__Problem to solve__: Leave the pictures out and retype the lines from the beginning through the line with "linewidth=1.3, ax=ax, zorder=5)", both ends included.

* Begin Dataset extract *

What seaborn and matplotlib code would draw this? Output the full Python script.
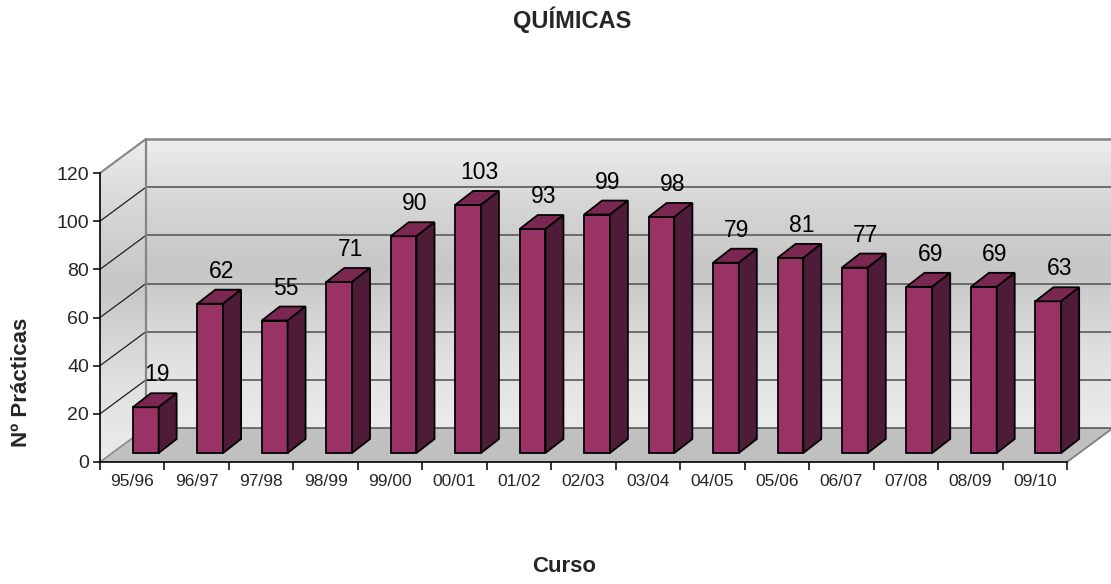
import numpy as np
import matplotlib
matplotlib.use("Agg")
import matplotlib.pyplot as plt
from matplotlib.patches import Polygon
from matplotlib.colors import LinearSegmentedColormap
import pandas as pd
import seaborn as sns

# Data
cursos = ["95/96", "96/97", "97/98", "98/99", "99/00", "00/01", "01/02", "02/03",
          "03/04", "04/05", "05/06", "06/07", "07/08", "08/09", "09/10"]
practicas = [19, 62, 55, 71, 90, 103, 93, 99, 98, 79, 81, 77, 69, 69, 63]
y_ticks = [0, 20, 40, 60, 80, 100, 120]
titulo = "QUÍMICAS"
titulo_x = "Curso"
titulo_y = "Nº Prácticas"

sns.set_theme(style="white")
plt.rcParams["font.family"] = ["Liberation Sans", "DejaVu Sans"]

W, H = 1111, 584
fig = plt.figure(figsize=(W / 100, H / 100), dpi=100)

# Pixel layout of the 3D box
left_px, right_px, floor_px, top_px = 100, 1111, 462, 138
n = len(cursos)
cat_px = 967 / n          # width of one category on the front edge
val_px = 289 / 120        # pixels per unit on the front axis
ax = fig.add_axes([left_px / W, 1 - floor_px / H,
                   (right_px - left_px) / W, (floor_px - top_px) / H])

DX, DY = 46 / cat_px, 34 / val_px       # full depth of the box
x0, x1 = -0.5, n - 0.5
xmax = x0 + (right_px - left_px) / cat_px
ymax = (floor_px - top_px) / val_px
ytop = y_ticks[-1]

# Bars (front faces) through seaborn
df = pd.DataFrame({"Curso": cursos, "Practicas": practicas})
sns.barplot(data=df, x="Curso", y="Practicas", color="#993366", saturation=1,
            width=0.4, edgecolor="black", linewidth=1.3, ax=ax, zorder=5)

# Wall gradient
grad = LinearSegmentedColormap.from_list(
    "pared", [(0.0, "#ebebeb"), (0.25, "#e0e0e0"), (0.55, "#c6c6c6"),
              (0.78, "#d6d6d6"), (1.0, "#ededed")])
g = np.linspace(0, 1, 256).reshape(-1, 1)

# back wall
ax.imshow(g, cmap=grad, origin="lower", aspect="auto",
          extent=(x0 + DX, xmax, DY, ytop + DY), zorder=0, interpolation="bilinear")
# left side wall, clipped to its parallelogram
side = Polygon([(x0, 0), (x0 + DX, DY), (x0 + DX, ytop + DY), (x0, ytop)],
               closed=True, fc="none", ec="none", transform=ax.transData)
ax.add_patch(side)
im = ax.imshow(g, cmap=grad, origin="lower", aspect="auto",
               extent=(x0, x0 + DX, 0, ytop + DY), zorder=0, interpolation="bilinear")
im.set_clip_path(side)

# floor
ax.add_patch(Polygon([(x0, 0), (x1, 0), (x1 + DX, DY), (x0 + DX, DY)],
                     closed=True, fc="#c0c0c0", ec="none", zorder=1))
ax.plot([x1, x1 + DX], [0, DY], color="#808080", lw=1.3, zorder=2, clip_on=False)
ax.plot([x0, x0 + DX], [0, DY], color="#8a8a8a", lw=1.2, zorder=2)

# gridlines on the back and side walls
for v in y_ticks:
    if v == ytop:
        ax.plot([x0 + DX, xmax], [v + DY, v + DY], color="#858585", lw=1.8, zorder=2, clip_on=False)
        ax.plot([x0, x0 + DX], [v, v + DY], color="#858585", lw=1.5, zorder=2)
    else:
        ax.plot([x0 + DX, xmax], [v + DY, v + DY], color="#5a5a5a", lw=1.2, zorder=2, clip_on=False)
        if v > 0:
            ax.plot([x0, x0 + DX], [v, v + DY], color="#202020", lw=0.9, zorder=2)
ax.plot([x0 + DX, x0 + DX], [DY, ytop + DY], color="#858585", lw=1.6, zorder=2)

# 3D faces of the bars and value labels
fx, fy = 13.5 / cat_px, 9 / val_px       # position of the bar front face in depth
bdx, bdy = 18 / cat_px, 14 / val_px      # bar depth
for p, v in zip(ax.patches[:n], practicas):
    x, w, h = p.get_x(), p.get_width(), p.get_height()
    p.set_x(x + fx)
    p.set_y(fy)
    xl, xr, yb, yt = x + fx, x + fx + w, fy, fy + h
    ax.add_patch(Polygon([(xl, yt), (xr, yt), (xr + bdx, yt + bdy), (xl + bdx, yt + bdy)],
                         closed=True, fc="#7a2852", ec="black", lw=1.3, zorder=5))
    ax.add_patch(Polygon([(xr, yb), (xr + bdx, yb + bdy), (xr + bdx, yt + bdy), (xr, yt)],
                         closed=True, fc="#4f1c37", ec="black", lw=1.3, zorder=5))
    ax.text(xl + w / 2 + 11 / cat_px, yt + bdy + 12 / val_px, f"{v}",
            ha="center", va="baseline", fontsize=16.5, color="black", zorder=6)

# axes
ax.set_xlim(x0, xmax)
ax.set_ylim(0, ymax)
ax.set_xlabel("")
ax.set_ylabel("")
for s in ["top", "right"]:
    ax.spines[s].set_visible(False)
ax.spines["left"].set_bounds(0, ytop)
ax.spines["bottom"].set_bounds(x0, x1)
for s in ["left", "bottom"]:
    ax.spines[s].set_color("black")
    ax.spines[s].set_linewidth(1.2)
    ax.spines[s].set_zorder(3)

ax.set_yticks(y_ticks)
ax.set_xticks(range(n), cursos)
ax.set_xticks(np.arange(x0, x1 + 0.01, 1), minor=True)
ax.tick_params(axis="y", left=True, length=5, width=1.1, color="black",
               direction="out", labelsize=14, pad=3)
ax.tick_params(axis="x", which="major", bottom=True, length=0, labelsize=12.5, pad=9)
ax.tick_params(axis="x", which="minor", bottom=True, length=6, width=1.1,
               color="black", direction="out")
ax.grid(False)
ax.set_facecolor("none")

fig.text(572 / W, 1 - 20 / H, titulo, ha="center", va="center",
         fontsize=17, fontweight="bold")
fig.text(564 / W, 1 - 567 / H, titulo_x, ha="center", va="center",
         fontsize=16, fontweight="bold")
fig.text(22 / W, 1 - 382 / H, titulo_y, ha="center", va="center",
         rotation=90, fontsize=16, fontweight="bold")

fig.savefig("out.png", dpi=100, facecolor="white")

* End Dataset extract *

__Output of the task__:
What seaborn and matplotlib code would draw this? Output the full Python script.
import numpy as np
import matplotlib
matplotlib.use("Agg")
import matplotlib.pyplot as plt
from matplotlib.patches import Polygon
from matplotlib.colors import LinearSegmentedColormap
import pandas as pd
import seaborn as sns

# Data
cursos = ["95/96", "96/97", "97/98", "98/99", "99/00", "00/01", "01/02", "02/03",
          "03/04", "04/05", "05/06", "06/07", "07/08", "08/09", "09/10"]
practicas = [19, 62, 55, 71, 90, 103, 93, 99, 98, 79, 81, 77, 69, 69, 63]
y_ticks = [0, 20, 40, 60, 80, 100, 120]
titulo = "QUÍMICAS"
titulo_x = "Curso"
titulo_y = "Nº Prácticas"

sns.set_theme(style="white")
plt.rcParams["font.family"] = ["Liberation Sans", "DejaVu Sans"]

W, H = 1111, 584
fig = plt.figure(figsize=(W / 100, H / 100), dpi=100)

# Pixel layout of the 3D box
left_px, right_px, floor_px, top_px = 100, 1111, 462, 138
n = len(cursos)
cat_px = 967 / n          # width of one category on the front edge
val_px = 289 / 120        # pixels per unit on the front axis
ax = fig.add_axes([left_px / W, 1 - floor_px / H,
                   (right_px - left_px) / W, (floor_px - top_px) / H])

DX, DY = 46 / cat_px, 34 / val_px       # full depth of the box
x0, x1 = -0.5, n - 0.5
xmax = x0 + (right_px - left_px) / cat_px
ymax = (floor_px - top_px) / val_px
ytop = y_ticks[-1]

# Bars (front faces) through seaborn
df = pd.DataFrame({"Curso": cursos, "Practicas": practicas})
sns.barplot(data=df, x="Curso", y="Practicas", color="#993366", saturation=1,
            width=0.4, edgecolor="black", linewidth=1.3, ax=ax, zorder=5)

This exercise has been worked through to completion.